Если очистить эти высказывания от демагогической шелухи, то станет ясно, что речь в них шла о поддержке реакционных режимов в тех странах, где они уже существовали, и о борьбе против якобы навязанных извне прогрессивных режимов в Восточной Европе для насаждения и там реакционных режимов. Само собой разумеется, что оказание помощи реакционным группам или режимам должно было попутно открывать двери для бесконтрольного хозяйничанья американских монополий в этих странах.
С предельной откровенностью агрессивную сущность «доктрины Трумэна» вскрыл маститый глашатай интересов американских монополий Уолтер Липпман. В своей статье в «Нью-Йорк геральд трибюн» от 1 апреля он писал:
«Мы выбрали Грецию и Турцию не потому, что они особенно нуждаются в помощи, и не потому, что они являются блестящими образцами демократии, а потому, что представляют собою стратегические ворота, ведущие в Черное море и к сердцу Советского Союза».
Яснее и – добавлю – циничнее о «доктрине Трумэна» не скажешь.
Новый акт «жесткого курса» Белого дома вызвал в широких кругах общественности США нескрываемое беспокойство и недовольство.
Прямую оппозицию он встретил в конгрессе, где сенаторы-демократы либерального толка Пеппер и Тэйлор внесли в конце марта совместную резолюцию, в которой протестовали против намеченной президентом программы.
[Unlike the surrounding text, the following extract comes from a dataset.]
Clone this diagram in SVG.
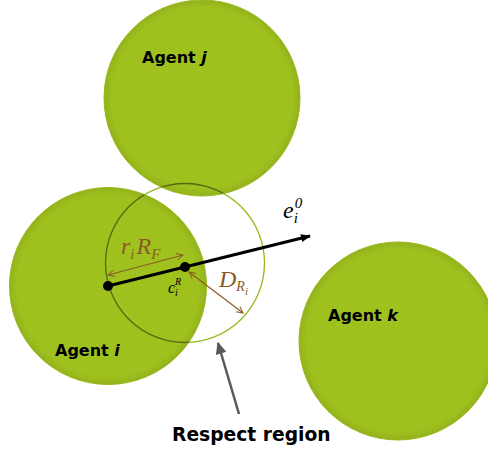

В своем заявлении на пресс-конференции они резко осудили «доктрину Трумэна», подчеркнув, что она, по сути дела, представляет собою «борьбу за власть на Балканах, в Турции и на Среднем Востоке», попытку закрепить за собою стратегические подступы к нефтяным месторождениям на Среднем Востоке.
Решительная оппозиция сенаторов Пеппера и Тэйлора была поддержана представителями общественности на массовом митинге, созванном 2 апреля по инициативе организации «Прогрессивные граждане Америки» в «Мэдисон-сквер-гарден». В ходе митинга с речами выступили Генри Уоллес, Эллиот Рузвельт и другие видные общественные деятели. В единодушно принятой резолюции участники митинга осудили агрессивную внешнюю политику Белого дома и выдвинули перед конгрессом требование одобрить резолюцию, внесенную Пеппером и Тэйлором.
Однако усилия либеральных сенаторов и их единомышленников не увенчались успехом. После длительных дебатов конгресс высказался в пользу «доктрины Трумэна».
Почти одновременно с ее провозглашением президент издал в марте пресловутый приказ «о проверке лояльности» государственных служащих. Политический смысл проверки заключался в том, чтобы изгнать из центральных и местных органов власти всех несогласных с реакционным курсом правительства внутри страны и с агрессивным курсом на международной арене.
Во исполнение приказа президента правительственные органы составили список 78 «подрывных» организаций, принадлежность к которым автоматически становилась основанием для увольнения государственных служащих, как «нелояльных». На первых местах в этом списке стояли Коммунистическая партия США и связанные с нею прогрессивные организации. Попал в число «подрывных» и Национальный Совет американо-советской дружбы, ненавистный всем недругам Советского Союза. Публикуя этот список, министр юстиции Кларк довел до всеобщего сведения, что он не считает его окончательным и что в скором времени дополнит его. Свое слово он сдержал.
Так была подготовлена юридическая почва для «охоты на ведьм», для крупнейшего в истории Соединенных Штатов разгула реакции.
* * *
10 марта в Москве открылась очередная сессия Совета министров иностранных дел. За несколько дней до ее открытия я получил от В. М. Молотова указание вылететь в Москву для участия в сессии. Но по ряду причин покинуть Вашингтон я смог только 12-го, выехав в этот день в Нью-Йорк поездом.
На следующее утро началось мое первое в этом году путешествие за океан.
Маршрут моего путешествия предусматривал первую посадку в Гандере (на Ньюфаундленде), вторую – в Прествике (в Шотландии) и третью – в Копенгагене. Но погодные условия многое изменили; вторая посадка произошла не в Шотландии, а в Лондоне. Из-за непогоды же не удалась посадка в Копенгагене, и поэтому самолет направился в Стокгольм, куда я прибыл 14 марта к вечеру. В Стокгольме пришлось ждать, советского самолета на Хельсинки до понедельника 17 марта. Из Хельсинки летел с одной посадкой вблизи Ленинграда, а 17 марта вечером я уже был у себя в квартире на Большой Калужской.